[INPUT RECORDS start]

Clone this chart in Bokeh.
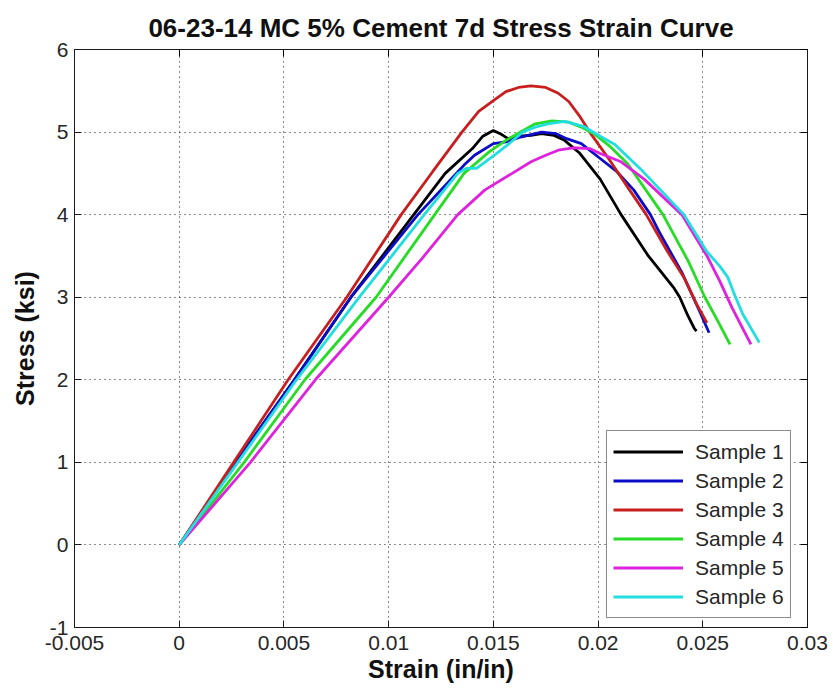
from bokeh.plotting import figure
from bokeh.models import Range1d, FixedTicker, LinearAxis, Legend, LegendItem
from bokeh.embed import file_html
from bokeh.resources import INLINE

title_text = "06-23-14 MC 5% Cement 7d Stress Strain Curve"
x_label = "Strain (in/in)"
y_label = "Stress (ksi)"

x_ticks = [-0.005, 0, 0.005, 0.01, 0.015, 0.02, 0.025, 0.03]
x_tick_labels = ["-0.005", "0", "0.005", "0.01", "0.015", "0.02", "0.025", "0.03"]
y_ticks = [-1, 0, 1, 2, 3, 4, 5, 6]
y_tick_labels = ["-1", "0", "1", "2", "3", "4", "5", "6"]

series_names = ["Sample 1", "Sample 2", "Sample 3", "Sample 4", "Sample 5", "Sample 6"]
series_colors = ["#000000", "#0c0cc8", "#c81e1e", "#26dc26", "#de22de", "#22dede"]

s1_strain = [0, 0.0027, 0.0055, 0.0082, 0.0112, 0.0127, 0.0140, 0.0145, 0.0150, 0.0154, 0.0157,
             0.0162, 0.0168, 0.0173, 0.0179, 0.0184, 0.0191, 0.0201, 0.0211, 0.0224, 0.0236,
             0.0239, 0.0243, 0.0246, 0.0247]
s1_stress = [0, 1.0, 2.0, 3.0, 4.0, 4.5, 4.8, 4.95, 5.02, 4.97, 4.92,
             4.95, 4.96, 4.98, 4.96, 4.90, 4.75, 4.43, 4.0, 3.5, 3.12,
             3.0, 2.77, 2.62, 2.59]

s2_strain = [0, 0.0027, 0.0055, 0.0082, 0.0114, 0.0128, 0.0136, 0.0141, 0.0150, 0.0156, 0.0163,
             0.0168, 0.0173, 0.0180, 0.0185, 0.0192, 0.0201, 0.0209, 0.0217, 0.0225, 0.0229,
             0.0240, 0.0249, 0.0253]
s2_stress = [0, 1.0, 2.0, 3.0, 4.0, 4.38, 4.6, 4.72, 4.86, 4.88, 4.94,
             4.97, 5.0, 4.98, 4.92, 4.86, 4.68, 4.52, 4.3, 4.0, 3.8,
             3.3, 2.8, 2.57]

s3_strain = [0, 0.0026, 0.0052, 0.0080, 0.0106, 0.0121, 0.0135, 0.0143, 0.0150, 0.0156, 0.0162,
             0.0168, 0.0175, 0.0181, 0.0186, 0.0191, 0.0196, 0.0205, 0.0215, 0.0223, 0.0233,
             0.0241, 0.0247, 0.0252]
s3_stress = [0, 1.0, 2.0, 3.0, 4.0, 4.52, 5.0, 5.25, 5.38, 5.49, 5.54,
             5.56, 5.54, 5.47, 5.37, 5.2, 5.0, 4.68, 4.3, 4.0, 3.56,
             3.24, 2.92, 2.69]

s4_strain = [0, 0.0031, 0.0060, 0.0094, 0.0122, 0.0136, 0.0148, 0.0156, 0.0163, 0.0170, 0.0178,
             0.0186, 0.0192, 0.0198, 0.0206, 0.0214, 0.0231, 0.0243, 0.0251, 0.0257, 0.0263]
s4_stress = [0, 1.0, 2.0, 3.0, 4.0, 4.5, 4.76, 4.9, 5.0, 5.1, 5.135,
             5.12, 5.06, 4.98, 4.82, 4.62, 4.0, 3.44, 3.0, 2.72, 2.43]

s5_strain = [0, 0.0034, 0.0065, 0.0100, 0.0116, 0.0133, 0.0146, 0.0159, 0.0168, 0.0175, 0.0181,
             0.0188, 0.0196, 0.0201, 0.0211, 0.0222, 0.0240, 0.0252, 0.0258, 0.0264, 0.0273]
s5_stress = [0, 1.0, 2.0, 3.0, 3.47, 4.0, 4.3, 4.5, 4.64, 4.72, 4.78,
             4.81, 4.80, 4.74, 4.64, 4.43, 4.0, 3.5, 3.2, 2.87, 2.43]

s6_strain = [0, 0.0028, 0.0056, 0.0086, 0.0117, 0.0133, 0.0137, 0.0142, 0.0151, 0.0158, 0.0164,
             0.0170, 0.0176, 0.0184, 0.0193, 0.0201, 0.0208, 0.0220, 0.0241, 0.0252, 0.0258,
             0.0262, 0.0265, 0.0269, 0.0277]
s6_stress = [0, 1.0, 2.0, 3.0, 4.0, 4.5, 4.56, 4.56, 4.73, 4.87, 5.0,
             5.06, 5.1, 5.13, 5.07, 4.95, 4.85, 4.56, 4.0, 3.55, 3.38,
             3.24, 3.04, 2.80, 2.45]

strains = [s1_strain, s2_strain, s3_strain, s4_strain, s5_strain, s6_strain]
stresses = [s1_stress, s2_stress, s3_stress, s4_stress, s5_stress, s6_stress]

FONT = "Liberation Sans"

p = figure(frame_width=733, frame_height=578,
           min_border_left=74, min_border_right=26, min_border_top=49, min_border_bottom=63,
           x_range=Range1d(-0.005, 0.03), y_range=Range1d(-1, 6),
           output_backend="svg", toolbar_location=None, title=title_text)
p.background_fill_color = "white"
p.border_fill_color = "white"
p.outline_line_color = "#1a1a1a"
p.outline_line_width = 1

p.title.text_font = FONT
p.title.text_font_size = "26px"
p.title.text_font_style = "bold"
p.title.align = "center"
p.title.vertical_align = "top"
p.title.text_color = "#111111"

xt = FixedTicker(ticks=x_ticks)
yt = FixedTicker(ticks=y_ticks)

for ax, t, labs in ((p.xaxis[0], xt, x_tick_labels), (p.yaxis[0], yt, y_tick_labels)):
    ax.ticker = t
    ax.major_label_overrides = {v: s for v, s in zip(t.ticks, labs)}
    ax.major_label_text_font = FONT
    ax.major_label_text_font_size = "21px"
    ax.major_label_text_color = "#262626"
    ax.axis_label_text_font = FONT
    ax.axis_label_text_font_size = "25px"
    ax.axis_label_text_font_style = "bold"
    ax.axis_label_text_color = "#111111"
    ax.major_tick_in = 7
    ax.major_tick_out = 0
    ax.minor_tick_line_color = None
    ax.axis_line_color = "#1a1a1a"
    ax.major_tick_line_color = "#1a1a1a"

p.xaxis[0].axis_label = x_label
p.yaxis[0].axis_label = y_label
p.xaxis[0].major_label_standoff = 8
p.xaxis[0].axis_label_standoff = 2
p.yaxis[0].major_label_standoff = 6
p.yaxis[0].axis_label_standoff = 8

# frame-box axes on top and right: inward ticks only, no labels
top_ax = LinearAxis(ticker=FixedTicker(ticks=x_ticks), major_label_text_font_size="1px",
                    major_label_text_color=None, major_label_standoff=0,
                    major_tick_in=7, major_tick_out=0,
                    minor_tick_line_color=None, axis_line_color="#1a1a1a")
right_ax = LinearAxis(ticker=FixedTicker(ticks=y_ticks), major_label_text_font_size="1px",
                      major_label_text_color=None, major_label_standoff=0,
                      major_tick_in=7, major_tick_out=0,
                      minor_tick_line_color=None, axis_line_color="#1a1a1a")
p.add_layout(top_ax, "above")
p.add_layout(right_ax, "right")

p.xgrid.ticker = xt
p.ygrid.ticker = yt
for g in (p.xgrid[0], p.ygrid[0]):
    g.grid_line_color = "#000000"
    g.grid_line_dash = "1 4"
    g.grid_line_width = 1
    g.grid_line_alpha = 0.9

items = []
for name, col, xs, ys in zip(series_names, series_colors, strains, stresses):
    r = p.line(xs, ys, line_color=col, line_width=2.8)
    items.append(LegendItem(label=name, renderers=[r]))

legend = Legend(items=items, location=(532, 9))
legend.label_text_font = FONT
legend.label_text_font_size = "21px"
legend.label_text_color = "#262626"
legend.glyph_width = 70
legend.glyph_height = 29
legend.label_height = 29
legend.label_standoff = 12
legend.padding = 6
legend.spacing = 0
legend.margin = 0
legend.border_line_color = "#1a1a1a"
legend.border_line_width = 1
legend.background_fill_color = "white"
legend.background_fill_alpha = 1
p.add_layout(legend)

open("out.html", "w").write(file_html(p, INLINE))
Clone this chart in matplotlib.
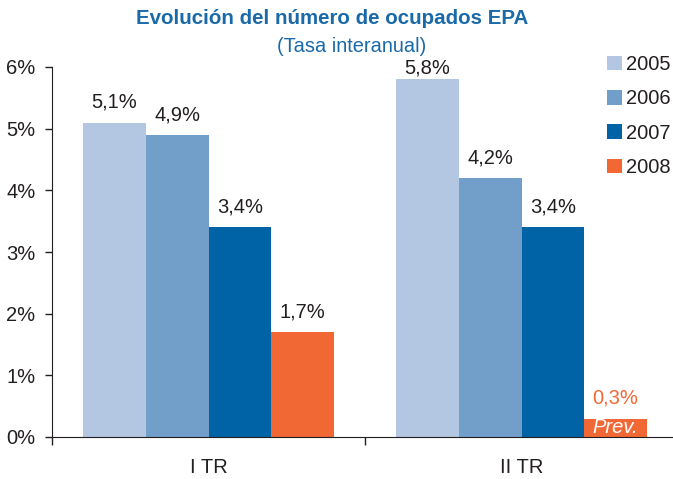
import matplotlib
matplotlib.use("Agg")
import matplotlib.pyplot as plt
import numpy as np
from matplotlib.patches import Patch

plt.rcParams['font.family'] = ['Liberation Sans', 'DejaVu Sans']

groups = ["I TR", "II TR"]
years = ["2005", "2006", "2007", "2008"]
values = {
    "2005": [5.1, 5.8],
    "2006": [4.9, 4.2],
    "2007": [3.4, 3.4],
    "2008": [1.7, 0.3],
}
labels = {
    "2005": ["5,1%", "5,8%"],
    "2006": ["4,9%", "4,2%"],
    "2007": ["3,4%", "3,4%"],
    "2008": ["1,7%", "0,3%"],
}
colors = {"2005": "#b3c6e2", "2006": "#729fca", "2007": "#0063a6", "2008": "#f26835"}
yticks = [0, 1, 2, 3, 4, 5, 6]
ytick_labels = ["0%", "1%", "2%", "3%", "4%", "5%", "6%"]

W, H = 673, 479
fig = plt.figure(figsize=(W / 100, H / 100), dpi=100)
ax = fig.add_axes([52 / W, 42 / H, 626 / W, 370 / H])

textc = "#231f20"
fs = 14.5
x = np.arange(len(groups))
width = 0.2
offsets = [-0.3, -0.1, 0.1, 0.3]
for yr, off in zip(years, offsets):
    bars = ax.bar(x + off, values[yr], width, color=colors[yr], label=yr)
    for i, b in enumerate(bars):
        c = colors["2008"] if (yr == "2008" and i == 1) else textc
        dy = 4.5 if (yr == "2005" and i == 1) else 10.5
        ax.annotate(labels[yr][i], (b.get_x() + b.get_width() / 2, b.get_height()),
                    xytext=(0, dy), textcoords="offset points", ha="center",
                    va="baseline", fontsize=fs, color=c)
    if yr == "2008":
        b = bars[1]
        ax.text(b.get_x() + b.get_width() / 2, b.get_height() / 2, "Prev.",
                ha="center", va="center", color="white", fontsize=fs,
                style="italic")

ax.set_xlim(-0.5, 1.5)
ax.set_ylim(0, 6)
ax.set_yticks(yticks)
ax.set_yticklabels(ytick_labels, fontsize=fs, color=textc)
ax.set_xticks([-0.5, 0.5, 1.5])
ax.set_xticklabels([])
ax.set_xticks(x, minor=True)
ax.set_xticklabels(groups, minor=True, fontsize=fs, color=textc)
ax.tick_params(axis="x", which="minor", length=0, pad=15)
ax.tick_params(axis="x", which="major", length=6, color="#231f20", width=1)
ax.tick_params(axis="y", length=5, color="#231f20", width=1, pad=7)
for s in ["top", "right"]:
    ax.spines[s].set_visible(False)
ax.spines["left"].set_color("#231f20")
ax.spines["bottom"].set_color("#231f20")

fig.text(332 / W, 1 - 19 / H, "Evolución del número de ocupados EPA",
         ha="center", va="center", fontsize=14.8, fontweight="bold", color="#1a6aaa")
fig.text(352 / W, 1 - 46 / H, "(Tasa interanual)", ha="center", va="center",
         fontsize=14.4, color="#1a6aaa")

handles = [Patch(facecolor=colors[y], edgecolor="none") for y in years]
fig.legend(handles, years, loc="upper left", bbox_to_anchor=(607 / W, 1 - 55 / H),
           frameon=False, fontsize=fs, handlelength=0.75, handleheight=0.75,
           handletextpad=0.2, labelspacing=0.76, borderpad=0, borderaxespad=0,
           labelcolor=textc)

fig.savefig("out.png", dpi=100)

[INPUT RECORDS end]

§ **TASK REQUIREMENTS**
Copy out, exactly, every line from the one that contains "Clone this chart in matplotlib." through the one that contains "ax = fig.add_axes([52". Pictures stay out of the copy.

§ **EXERCISE ANSWER**
Clone this chart in matplotlib.
import matplotlib
matplotlib.use("Agg")
import matplotlib.pyplot as plt
import numpy as np
from matplotlib.patches import Patch

plt.rcParams['font.family'] = ['Liberation Sans', 'DejaVu Sans']

groups = ["I TR", "II TR"]
years = ["2005", "2006", "2007", "2008"]
values = {
    "2005": [5.1, 5.8],
    "2006": [4.9, 4.2],
    "2007": [3.4, 3.4],
    "2008": [1.7, 0.3],
}
labels = {
    "2005": ["5,1%", "5,8%"],
    "2006": ["4,9%", "4,2%"],
    "2007": ["3,4%", "3,4%"],
    "2008": ["1,7%", "0,3%"],
}
colors = {"2005": "#b3c6e2", "2006": "#729fca", "2007": "#0063a6", "2008": "#f26835"}
yticks = [0, 1, 2, 3, 4, 5, 6]
ytick_labels = ["0%", "1%", "2%", "3%", "4%", "5%", "6%"]

W, H = 673, 479
fig = plt.figure(figsize=(W / 100, H / 100), dpi=100)
ax = fig.add_axes([52 / W, 42 / H, 626 / W, 370 / H])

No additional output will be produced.